Work to do:
Quote from the first line below through the line that contains "const transmem = [[465, 486]];", both included, and leave the pictures out.

------------------------------

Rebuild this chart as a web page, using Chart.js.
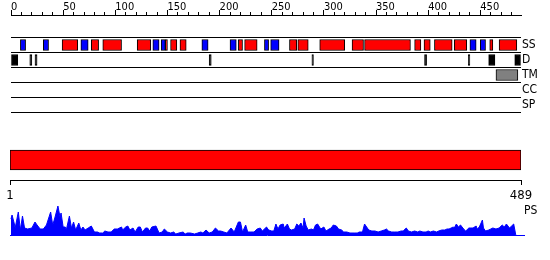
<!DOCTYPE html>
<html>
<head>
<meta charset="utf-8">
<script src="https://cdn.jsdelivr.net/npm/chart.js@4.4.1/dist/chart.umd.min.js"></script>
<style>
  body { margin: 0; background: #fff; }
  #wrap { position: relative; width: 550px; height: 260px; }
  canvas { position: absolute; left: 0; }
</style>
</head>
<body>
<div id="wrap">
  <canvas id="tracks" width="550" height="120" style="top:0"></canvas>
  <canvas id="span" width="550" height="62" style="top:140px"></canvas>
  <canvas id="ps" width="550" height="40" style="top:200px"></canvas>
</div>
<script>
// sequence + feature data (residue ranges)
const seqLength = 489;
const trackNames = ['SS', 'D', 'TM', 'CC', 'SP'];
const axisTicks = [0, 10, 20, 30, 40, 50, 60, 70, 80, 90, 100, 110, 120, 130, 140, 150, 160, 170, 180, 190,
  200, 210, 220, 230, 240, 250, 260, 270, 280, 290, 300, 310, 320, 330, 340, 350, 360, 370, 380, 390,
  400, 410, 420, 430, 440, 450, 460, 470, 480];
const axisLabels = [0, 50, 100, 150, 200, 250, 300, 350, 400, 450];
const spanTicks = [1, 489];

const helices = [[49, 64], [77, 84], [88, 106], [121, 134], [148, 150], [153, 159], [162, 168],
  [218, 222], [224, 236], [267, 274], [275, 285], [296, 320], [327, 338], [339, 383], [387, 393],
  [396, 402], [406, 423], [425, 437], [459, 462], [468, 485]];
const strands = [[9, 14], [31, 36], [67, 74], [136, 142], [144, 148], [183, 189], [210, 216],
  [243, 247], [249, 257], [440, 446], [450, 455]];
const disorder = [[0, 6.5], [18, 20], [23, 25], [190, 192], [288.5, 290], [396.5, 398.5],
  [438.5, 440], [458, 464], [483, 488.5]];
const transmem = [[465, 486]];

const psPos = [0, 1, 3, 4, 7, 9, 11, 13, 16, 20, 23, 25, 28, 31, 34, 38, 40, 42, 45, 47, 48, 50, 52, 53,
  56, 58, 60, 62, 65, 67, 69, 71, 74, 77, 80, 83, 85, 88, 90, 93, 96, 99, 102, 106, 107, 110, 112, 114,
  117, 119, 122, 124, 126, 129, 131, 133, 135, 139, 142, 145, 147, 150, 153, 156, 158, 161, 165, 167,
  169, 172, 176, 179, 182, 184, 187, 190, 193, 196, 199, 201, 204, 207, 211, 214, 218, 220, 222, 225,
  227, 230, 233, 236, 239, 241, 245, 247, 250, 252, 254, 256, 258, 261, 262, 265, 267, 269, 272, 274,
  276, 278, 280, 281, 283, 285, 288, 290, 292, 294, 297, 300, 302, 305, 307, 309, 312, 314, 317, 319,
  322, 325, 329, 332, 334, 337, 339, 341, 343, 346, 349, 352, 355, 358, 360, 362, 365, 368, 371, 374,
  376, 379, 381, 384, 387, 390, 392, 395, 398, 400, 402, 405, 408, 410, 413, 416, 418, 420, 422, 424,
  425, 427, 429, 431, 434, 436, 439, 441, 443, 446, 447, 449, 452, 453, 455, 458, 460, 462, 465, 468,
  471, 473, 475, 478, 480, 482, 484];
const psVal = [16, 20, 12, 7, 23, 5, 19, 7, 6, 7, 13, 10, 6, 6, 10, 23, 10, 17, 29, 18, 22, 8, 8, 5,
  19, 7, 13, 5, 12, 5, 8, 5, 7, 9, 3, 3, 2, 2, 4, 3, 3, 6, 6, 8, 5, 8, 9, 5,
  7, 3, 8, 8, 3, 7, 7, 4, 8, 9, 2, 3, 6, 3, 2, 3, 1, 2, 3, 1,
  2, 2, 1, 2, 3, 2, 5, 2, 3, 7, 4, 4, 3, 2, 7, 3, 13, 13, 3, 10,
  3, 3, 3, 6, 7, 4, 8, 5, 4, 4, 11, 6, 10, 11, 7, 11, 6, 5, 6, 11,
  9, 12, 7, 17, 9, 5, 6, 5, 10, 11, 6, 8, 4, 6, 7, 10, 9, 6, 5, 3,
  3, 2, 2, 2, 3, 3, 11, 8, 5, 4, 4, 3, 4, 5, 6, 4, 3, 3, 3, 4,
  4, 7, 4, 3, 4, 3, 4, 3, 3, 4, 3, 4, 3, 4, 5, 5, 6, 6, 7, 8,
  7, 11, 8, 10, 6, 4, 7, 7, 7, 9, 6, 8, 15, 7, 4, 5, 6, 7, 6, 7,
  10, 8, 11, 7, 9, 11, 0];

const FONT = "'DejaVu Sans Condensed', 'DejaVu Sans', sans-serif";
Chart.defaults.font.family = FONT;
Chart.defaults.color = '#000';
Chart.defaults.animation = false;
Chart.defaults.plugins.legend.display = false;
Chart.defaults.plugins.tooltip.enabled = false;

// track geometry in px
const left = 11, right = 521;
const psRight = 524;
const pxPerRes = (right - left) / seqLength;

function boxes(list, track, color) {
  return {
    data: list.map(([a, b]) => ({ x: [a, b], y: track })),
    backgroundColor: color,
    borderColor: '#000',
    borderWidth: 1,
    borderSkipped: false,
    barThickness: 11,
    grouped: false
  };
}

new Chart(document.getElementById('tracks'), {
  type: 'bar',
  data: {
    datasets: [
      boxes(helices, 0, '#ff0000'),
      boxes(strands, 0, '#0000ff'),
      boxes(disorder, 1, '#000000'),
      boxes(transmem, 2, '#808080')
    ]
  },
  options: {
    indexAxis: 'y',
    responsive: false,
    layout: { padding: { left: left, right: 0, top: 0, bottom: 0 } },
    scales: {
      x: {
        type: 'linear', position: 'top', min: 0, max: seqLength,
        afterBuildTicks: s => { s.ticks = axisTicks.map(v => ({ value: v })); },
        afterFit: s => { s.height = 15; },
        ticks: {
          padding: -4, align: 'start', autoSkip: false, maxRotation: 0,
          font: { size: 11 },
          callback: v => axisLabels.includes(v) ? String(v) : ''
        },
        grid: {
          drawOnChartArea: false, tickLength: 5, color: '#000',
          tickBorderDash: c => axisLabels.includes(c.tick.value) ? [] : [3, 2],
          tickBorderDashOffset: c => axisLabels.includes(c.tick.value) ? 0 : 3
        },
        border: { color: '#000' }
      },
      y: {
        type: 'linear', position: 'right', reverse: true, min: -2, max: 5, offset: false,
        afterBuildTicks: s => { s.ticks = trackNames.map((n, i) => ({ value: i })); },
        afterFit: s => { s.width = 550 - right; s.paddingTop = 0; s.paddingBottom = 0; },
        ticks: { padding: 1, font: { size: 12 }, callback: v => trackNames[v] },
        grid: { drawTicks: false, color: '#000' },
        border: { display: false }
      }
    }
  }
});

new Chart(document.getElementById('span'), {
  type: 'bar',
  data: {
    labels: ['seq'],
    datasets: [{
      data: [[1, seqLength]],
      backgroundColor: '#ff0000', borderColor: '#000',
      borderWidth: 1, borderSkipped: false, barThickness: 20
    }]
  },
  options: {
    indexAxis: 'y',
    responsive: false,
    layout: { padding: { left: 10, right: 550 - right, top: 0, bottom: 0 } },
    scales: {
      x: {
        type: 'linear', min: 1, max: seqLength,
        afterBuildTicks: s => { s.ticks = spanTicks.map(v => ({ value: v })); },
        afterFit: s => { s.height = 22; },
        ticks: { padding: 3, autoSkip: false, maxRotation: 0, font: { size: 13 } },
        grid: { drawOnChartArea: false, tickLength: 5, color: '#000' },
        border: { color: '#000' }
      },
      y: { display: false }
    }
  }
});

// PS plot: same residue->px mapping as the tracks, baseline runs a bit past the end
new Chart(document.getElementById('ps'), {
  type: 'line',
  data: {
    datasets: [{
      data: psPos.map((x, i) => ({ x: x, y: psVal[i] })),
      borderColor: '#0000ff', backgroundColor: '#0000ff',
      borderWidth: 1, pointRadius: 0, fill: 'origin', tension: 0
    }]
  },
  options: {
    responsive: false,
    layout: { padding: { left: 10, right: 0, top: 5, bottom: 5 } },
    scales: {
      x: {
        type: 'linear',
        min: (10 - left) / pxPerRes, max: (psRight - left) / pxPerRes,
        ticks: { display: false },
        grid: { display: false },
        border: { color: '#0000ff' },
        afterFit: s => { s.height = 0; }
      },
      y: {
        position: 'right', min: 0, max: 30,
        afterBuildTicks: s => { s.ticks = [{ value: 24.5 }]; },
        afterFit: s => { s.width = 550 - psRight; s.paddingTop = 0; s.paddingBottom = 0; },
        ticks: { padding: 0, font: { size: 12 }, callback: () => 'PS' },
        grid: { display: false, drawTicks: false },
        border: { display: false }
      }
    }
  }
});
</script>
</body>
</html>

------------------------------

Response to the exercise:
Rebuild this chart as a web page, using Chart.js.
<!DOCTYPE html>
<html>
<head>
<meta charset="utf-8">
<script src="https://cdn.jsdelivr.net/npm/chart.js@4.4.1/dist/chart.umd.min.js"></script>
<style>
  body { margin: 0; background: #fff; }
  #wrap { position: relative; width: 550px; height: 260px; }
  canvas { position: absolute; left: 0; }
</style>
</head>
<body>
<div id="wrap">
  <canvas id="tracks" width="550" height="120" style="top:0"></canvas>
  <canvas id="span" width="550" height="62" style="top:140px"></canvas>
  <canvas id="ps" width="550" height="40" style="top:200px"></canvas>
</div>
<script>
// sequence + feature data (residue ranges)
const seqLength = 489;
const trackNames = ['SS', 'D', 'TM', 'CC', 'SP'];
const axisTicks = [0, 10, 20, 30, 40, 50, 60, 70, 80, 90, 100, 110, 120, 130, 140, 150, 160, 170, 180, 190,
  200, 210, 220, 230, 240, 250, 260, 270, 280, 290, 300, 310, 320, 330, 340, 350, 360, 370, 380, 390,
  400, 410, 420, 430, 440, 450, 460, 470, 480];
const axisLabels = [0, 50, 100, 150, 200, 250, 300, 350, 400, 450];
const spanTicks = [1, 489];

const helices = [[49, 64], [77, 84], [88, 106], [121, 134], [148, 150], [153, 159], [162, 168],
  [218, 222], [224, 236], [267, 274], [275, 285], [296, 320], [327, 338], [339, 383], [387, 393],
  [396, 402], [406, 423], [425, 437], [459, 462], [468, 485]];
const strands = [[9, 14], [31, 36], [67, 74], [136, 142], [144, 148], [183, 189], [210, 216],
  [243, 247], [249, 257], [440, 446], [450, 455]];
const disorder = [[0, 6.5], [18, 20], [23, 25], [190, 192], [288.5, 290], [396.5, 398.5],
  [438.5, 440], [458, 464], [483, 488.5]];
const transmem = [[465, 486]];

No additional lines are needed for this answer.